THE TASK
Reproduce exactly, and only, the lines of the material below running from the line bearing "Reproduce this chart with Apache ECharts." through the line bearing "78.8, 65.6, 93.8];". Leave any pictures out.

_ _ _ _ _

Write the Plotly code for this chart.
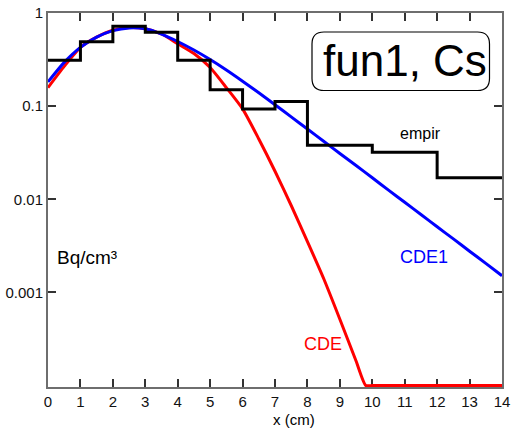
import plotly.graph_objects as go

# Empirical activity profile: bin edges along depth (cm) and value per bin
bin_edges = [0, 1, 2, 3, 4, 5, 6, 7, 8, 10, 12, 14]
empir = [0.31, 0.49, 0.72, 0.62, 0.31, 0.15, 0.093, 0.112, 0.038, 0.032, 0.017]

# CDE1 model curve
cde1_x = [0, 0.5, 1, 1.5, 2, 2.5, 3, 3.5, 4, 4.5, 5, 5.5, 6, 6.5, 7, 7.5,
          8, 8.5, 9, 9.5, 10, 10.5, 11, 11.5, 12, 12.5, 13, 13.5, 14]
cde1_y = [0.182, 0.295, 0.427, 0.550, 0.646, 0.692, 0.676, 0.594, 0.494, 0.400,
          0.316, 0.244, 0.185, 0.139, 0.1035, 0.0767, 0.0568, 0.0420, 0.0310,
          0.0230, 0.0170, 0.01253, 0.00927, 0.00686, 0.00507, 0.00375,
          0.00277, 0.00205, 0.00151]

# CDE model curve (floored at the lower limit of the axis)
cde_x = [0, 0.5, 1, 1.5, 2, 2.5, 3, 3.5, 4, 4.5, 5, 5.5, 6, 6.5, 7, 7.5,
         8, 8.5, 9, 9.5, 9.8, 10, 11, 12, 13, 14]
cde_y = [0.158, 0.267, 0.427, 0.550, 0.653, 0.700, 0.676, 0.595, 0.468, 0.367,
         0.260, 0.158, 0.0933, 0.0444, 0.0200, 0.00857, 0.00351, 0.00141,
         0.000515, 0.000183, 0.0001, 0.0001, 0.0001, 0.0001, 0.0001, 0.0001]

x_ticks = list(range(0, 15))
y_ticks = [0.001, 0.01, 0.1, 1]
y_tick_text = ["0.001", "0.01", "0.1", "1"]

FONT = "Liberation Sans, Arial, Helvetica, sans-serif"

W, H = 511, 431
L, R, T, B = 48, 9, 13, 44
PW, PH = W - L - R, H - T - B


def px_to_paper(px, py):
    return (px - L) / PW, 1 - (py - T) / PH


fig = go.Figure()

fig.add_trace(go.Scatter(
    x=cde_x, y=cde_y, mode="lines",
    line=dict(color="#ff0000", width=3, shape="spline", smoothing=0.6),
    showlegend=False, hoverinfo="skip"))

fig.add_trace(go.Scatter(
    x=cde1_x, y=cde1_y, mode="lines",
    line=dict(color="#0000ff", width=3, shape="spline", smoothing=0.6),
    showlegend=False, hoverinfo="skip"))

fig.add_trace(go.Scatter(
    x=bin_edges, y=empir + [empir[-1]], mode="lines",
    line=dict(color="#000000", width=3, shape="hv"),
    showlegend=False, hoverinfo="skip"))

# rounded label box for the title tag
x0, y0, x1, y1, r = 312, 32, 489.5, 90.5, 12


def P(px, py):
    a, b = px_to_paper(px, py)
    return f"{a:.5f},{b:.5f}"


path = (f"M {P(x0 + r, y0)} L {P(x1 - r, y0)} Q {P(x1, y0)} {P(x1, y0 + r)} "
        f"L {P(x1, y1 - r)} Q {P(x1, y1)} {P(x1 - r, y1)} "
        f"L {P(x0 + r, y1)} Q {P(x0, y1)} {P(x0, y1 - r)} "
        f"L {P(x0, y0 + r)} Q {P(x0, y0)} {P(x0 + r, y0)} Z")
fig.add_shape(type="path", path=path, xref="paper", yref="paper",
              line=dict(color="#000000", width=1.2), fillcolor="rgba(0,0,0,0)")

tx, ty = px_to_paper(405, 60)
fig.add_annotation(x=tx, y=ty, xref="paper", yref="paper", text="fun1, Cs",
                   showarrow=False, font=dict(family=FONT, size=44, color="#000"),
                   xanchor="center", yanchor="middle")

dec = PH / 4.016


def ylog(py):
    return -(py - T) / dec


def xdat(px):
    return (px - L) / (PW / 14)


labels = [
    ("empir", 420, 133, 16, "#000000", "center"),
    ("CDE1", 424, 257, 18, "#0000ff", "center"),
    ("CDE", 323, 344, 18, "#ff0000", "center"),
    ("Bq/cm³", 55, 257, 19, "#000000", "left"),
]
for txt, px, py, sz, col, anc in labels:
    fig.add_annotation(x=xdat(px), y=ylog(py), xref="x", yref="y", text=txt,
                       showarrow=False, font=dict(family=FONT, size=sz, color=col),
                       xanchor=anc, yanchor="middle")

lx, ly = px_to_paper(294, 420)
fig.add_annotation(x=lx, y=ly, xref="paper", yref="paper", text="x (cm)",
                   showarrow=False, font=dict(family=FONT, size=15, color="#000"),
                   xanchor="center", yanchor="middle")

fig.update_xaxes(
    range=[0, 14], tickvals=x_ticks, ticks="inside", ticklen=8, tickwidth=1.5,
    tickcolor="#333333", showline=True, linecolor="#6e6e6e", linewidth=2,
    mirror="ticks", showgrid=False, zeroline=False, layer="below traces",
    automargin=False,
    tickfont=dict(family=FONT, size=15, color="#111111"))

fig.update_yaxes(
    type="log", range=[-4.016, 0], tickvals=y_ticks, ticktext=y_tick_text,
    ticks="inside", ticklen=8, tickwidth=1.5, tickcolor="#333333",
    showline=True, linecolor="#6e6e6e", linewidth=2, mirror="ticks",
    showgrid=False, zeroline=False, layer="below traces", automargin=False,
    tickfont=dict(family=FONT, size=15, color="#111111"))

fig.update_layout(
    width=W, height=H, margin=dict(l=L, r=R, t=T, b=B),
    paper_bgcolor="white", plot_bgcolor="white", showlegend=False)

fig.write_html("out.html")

_ _ _ _ _

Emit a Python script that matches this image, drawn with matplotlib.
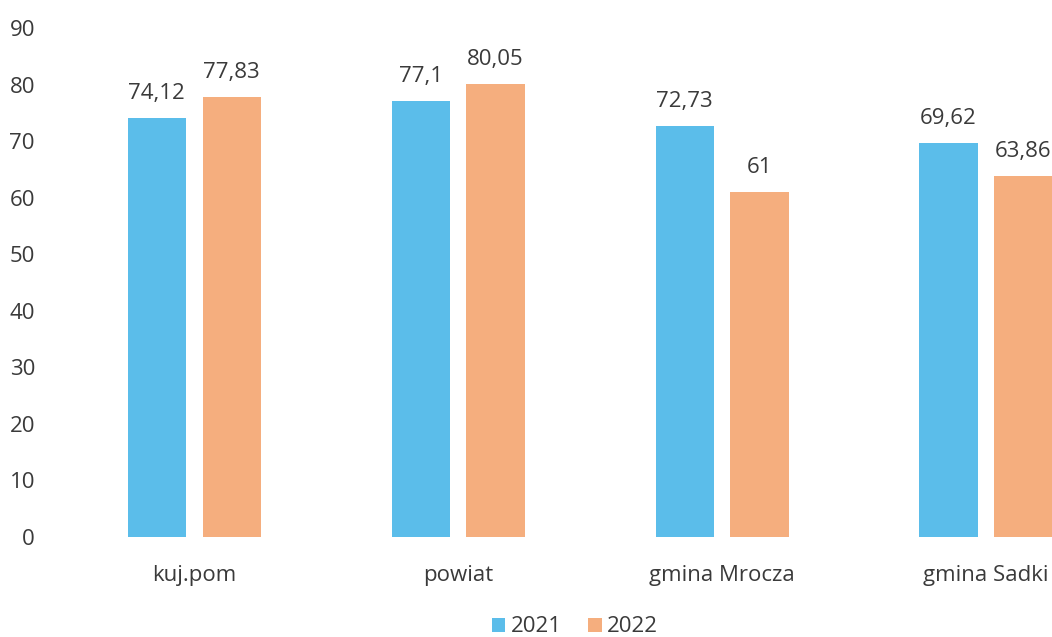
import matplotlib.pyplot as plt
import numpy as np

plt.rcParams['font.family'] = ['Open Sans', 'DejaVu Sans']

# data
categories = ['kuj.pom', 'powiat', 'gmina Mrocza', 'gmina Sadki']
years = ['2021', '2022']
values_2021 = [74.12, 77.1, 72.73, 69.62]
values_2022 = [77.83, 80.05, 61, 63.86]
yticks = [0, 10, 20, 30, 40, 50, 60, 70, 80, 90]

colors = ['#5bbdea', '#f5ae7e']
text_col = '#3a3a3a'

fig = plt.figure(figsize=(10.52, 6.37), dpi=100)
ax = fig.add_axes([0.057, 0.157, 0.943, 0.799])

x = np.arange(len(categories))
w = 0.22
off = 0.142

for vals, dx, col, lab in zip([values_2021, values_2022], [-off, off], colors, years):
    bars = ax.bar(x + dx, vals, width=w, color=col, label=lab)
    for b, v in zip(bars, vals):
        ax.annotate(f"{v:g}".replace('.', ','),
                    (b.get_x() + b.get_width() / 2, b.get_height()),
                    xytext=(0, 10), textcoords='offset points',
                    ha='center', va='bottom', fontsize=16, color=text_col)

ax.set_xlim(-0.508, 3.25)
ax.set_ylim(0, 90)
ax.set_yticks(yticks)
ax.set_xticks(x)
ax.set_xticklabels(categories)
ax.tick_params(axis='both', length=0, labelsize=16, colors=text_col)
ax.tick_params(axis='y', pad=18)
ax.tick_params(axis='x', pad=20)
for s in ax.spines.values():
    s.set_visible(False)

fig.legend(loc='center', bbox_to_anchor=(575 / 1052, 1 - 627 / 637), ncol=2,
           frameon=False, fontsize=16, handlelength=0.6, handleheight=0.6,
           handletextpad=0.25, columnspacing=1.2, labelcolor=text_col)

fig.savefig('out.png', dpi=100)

_ _ _ _ _

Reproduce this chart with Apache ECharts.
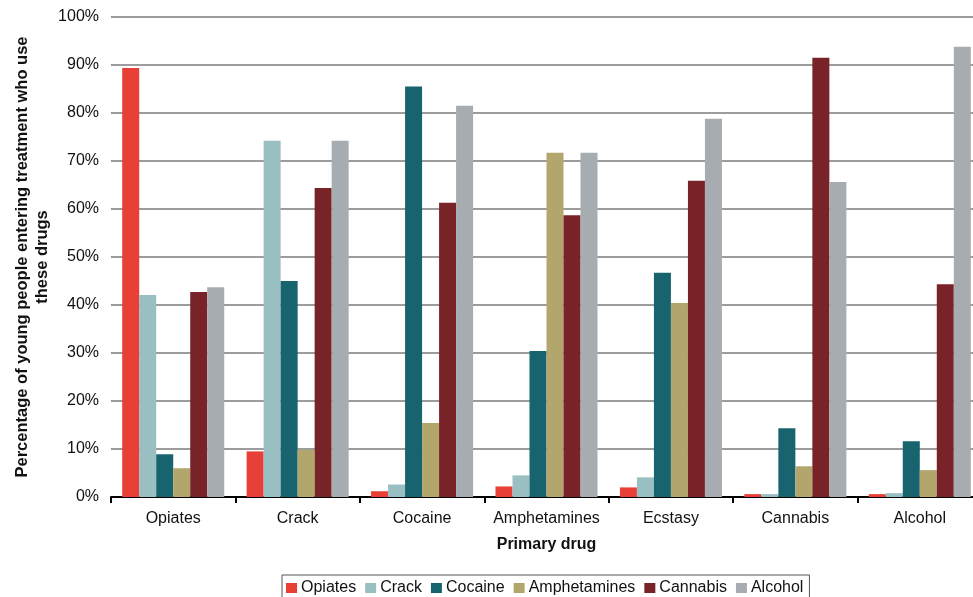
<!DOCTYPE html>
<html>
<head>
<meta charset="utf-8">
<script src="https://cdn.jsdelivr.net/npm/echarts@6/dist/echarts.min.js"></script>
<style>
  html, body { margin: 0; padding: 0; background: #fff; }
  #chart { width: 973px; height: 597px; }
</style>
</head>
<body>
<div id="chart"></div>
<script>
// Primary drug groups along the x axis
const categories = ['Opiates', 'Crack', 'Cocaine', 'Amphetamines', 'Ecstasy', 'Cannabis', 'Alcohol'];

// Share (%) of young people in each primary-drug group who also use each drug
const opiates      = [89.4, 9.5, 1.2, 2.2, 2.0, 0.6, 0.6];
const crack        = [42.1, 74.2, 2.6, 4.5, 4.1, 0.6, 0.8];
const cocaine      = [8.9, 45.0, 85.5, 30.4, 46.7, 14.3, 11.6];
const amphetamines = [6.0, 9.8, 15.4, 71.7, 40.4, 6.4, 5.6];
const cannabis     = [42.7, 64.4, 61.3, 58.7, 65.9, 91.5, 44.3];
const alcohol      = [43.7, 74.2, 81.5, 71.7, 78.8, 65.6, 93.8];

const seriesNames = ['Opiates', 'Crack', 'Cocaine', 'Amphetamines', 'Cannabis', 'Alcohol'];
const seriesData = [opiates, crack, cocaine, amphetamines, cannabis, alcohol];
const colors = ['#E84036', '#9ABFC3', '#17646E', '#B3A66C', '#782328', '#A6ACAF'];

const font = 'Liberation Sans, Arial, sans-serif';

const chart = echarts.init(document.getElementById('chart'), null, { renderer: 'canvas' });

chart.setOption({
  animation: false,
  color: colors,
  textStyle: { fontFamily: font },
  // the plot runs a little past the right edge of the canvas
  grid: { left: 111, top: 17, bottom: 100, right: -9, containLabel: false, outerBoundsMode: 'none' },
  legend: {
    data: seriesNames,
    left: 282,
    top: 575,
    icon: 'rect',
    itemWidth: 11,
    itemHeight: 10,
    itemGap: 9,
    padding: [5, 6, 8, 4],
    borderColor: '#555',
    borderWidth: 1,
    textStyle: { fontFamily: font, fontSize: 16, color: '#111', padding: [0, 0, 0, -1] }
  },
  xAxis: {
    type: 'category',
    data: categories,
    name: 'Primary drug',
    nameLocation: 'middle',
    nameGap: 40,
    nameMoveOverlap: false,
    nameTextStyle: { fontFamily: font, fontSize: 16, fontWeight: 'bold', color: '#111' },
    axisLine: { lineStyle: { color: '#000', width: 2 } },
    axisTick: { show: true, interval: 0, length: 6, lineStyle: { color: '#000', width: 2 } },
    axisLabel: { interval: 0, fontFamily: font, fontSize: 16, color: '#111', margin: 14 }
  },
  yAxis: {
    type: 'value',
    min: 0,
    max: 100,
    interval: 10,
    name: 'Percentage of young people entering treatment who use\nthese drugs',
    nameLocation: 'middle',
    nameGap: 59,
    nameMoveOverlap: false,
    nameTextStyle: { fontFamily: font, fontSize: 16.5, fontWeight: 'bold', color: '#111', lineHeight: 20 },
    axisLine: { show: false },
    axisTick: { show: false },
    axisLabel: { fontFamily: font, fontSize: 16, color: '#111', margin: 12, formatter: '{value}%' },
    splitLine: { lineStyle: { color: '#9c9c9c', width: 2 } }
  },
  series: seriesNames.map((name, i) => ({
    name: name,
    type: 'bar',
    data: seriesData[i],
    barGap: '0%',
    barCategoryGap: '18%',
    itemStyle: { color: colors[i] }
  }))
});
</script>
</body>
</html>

_ _ _ _ _

RESPONSE
Reproduce this chart with Apache ECharts.
<!DOCTYPE html>
<html>
<head>
<meta charset="utf-8">
<script src="https://cdn.jsdelivr.net/npm/echarts@6/dist/echarts.min.js"></script>
<style>
  html, body { margin: 0; padding: 0; background: #fff; }
  #chart { width: 973px; height: 597px; }
</style>
</head>
<body>
<div id="chart"></div>
<script>
// Primary drug groups along the x axis
const categories = ['Opiates', 'Crack', 'Cocaine', 'Amphetamines', 'Ecstasy', 'Cannabis', 'Alcohol'];

// Share (%) of young people in each primary-drug group who also use each drug
const opiates      = [89.4, 9.5, 1.2, 2.2, 2.0, 0.6, 0.6];
const crack        = [42.1, 74.2, 2.6, 4.5, 4.1, 0.6, 0.8];
const cocaine      = [8.9, 45.0, 85.5, 30.4, 46.7, 14.3, 11.6];
const amphetamines = [6.0, 9.8, 15.4, 71.7, 40.4, 6.4, 5.6];
const cannabis     = [42.7, 64.4, 61.3, 58.7, 65.9, 91.5, 44.3];
const alcohol      = [43.7, 74.2, 81.5, 71.7, 78.8, 65.6, 93.8];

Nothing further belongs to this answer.